Dalam wawancara dengan CNBC, beberapa analis menyebut bahwa langkah Amazon ini merupakan bagian dari strategi lebih luas untuk meningkatkan margin keuntungan. Bisnis inti ritel Amazon cenderung menghadapi tekanan margin yang tipis, sementara iklan menawarkan tingkat profitabilitas yang jauh lebih tinggi. Dengan memperbesar skala iklan, Amazon bisa mengimbangi biaya operasional logistik dan investasi besar-besaran pada infrastruktur cloud. Strategi ini sekaligus memperkuat posisi perusahaan dalam menghadapi perlambatan ekonomi global yang memengaruhi daya beli konsumen.
Selain itu, otomasi iklan juga membuka pintu bagi integrasi yang lebih dalam dengan produk Amazon lainnya. Alexa, Fire TV, dan Kindle bisa menjadi saluran distribusi iklan yang semakin personal dengan bantuan AI. Misalnya, pengguna yang mencari resep melalui Alexa dapat secara otomatis ditawari iklan produk bahan makanan yang relevan. Atau pengguna Fire TV yang menonton acara olahraga bisa menerima iklan peralatan fitness yang dihasilkan secara instan. Kemampuan semacam ini berpotensi mengubah cara konsumen berinteraksi dengan iklan, dari sekadar tampilan statis menjadi pengalaman yang lebih kontekstual dan personal.

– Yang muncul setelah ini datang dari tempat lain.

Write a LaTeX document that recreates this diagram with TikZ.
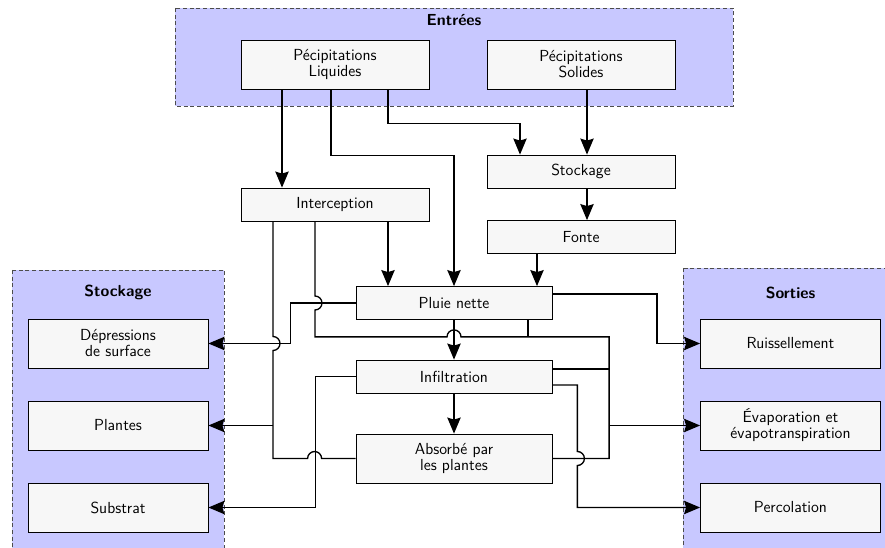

Namun, di balik peluang tersebut, isu regulasi tetap menjadi faktor krusial. New York Times menuliskan bahwa regulator di Amerika Serikat dan Eropa semakin memeriksa praktik iklan digital, termasuk cara data konsumen digunakan. Dengan otomatisasi yang semakin canggih, pertanyaan mengenai privasi, etika penggunaan data, dan potensi manipulasi perilaku konsumen akan semakin menonjol. Amazon harus berhati-hati memastikan bahwa strategi iklannya tidak menimbulkan backlash yang bisa merugikan reputasi perusahaan.
Dari sudut pandang konsumen, otomatisasi iklan bisa membawa kenyamanan, tetapi juga berisiko menimbulkan kelelahan. Jika AI menghasilkan terlalu banyak iklan yang mirip satu sama lain, pengalaman pengguna bisa menjadi monoton atau bahkan mengganggu. Oleh karena itu, keseimbangan antara relevansi dan kebaruan konten akan menjadi tantangan utama dalam implementasi strategi ini.
Analis pasar tetap melihat prospek cerah. MarketWatch memperkirakan bahwa belanja iklan digital global akan terus meningkat, dengan segmen berbasis e-commerce menjadi salah satu motor utama. Dengan dominasi Amazon dalam belanja online, perusahaan memiliki peluang besar untuk terus memperluas porsi iklannya. Jika otomatisasi terbukti mampu meningkatkan partisipasi pengiklan kecil, maka skala bisnis iklan Amazon bisa tumbuh eksponensial.